The RS2000, the final evolution of the Mk II in sporting dress was actually less powerful than the 1800 variant. Depending on where it was sold, it could be had as a four door sedan. RS models featured a four speed manual or three speed automatic transmission, but it was not uncommon to find them modified with 5 speed gearboxes from the Sierra in racing applications. Other mechanical attributes like the pinto engine and rear leaf spring suspension were a bit old-fashioned even when the cars were new, but they were efficient, lightweight and fun to drive.
The Mk II Escort lasted until the new ‘world car’ took its place in 1980. Although the Mk III Escort would not arrive in America, we did get a similar car (at least in appearance). In addition to having a fully independent rear suspension, there was a new range of engines and a modern hatchback design. Hatchbacks had become all the rage in Europe and were slowly becoming associated with performance in addition to efficiency.
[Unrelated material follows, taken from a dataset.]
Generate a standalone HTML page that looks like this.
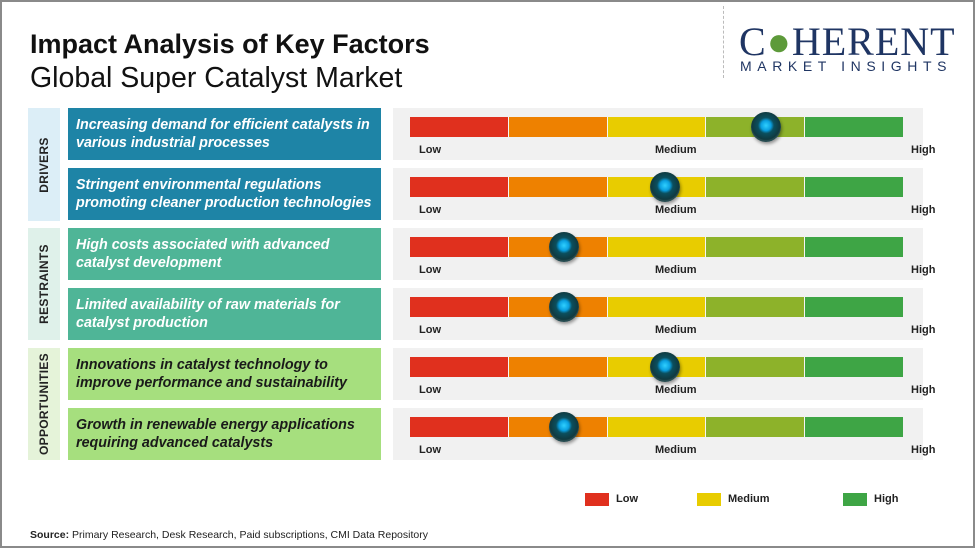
<!DOCTYPE html>
<html><head><style>
*{margin:0;padding:0;box-sizing:border-box}
body{width:975px;height:548px;background:#fff;font-family:"Liberation Sans",sans-serif;position:relative;overflow:hidden}
.frame{position:absolute;left:0;top:0;width:975px;height:548px;border:2px solid #8a8a8a}
.abs{position:absolute}
.cat{position:absolute;left:28px;width:32px}
.cat span{position:absolute;left:50%;top:50%;transform:translate(-50%,-50%) rotate(-90deg);font-size:12px;font-weight:bold;color:#222;white-space:nowrap;letter-spacing:.3px}
.box{position:absolute;left:68px;width:313px;height:52px;color:#fff;font-style:italic;font-weight:bold;font-size:14.3px;line-height:18px;padding:8px 0 0 8px}
.panel{position:absolute;left:393px;width:530px;height:52px;background:#f1f1f1}
.bar{position:absolute;left:17px;top:9px;height:20px;width:493px;display:flex}
.bar div{flex:1;border-right:1px solid #f5f5f5}
.lbl{position:absolute;top:36px;font-size:11px;font-weight:bold;color:#222}
.knob{position:absolute;width:30px;height:30px;border-radius:50%;background:radial-gradient(circle at 50% 45%,#2fd0ff 0,#0a9fe0 5px,#0b4f5e 8px,#10393f 14px,#264b50 15px);box-shadow:1px 2px 3px rgba(0,0,0,.4)}
</style></head><body>
<div class="frame"></div>
<div class="abs" style="left:30px;top:29px;font-size:27px;font-weight:bold;color:#111">Impact Analysis of Key Factors</div>
<div class="abs" style="left:30px;top:62px;font-size:28.5px;color:#111">Global Super Catalyst Market</div>
<div class="abs" style="left:723px;top:6px;height:72px;border-left:1px dashed #bbb"></div>
<div class="abs" style="left:739px;top:20px;font-family:'Liberation Serif',serif;font-size:40px;color:#1f3563;letter-spacing:1px;line-height:44px">C<span style="color:#5d9a3a">●</span>HERENT</div>
<div class="abs" style="left:740px;top:58px;font-size:14px;color:#1f3563;letter-spacing:5.6px">MARKET INSIGHTS</div>

<div class="cat" style="top:108px;height:113px;background:#dceef7"><span>DRIVERS</span></div>
<div class="cat" style="top:228px;height:112px;background:#dff1ea"><span>RESTRAINTS</span></div>
<div class="cat" style="top:348px;height:112px;background:#e5f3d9"><span>OPPORTUNITIES</span></div>

<div class="box" style="top:108px;background:#1e84a6">Increasing demand for efficient catalysts in<br>various industrial processes</div>
<div class="box" style="top:168px;background:#1e84a6">Stringent environmental regulations<br>promoting cleaner production technologies</div>
<div class="box" style="top:228px;background:#4fb597">High costs associated with advanced<br>catalyst development</div>
<div class="box" style="top:288px;background:#4fb597">Limited availability of raw materials for<br>catalyst production</div>
<div class="box" style="top:348px;background:#a6df7e;color:#1a1a1a">Innovations in catalyst technology to<br>improve performance and sustainability</div>
<div class="box" style="top:408px;background:#a6df7e;color:#1a1a1a">Growth in renewable energy applications<br>requiring advanced catalysts</div>

<div id="panels"></div>
<script>
var ys=[108,168,228,288,348,408],ks=[766,665,564,564,665,564],h='';
for(var i=0;i<6;i++){h+='<div class="panel" style="top:'+ys[i]+'px"><div class="bar"><div style="background:#e0301e"></div><div style="background:#ee8100"></div><div style="background:#e8cc00"></div><div style="background:#8db22a"></div><div style="background:#3ea545;border:none"></div></div><div class="lbl" style="left:26px">Low</div><div class="lbl" style="left:262px">Medium</div><div class="lbl" style="left:518px">High</div><div class="knob" style="left:'+(ks[i]-393-15)+'px;top:4px"></div></div>';}
document.getElementById('panels').innerHTML=h;
</script>

<div class="abs" style="left:585px;top:493px;width:24px;height:13px;background:#e0301e"></div>
<div class="abs" style="left:616px;top:493px;font-size:11px;font-weight:bold;color:#222">Low</div>
<div class="abs" style="left:697px;top:493px;width:24px;height:13px;background:#e8cc00"></div>
<div class="abs" style="left:728px;top:493px;font-size:11px;font-weight:bold;color:#222">Medium</div>
<div class="abs" style="left:843px;top:493px;width:24px;height:13px;background:#3ea545"></div>
<div class="abs" style="left:874px;top:493px;font-size:11px;font-weight:bold;color:#222">High</div>

<div class="abs" style="left:30px;top:529px;font-size:10.5px;color:#222"><b>Source:</b> Primary Research, Desk Research, Paid subscriptions, CMI Data Repository</div>
</body></html>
In America the Escort would diverge further from the one in Europe to the point of looking like a different car altogether. Fortunately we got the better car when Mazda stepped in to iron out the original American Ford formula. Ironically the Escort name would be laid to rest in America as a proper coupe, it’s most popular initial form in America when sold in late 1980.
The Escort name has garnered a lot of brand recognition that Ford is not ready to discard just yet. A concept was shown in China that may resurrect the name once again. Unfortunately the car is boring and lacks all the dynamics of previous designs (even the American one). It’s not scheduled to be sold anywhere except China, so that may be a good thing.
For now if Ford were to make a two door version of the Focus, they could get by with calling it an Escort. If they did it right, there might be a Matchbox made of it and some kid somewhere might fall in love with the next generation of Escorts.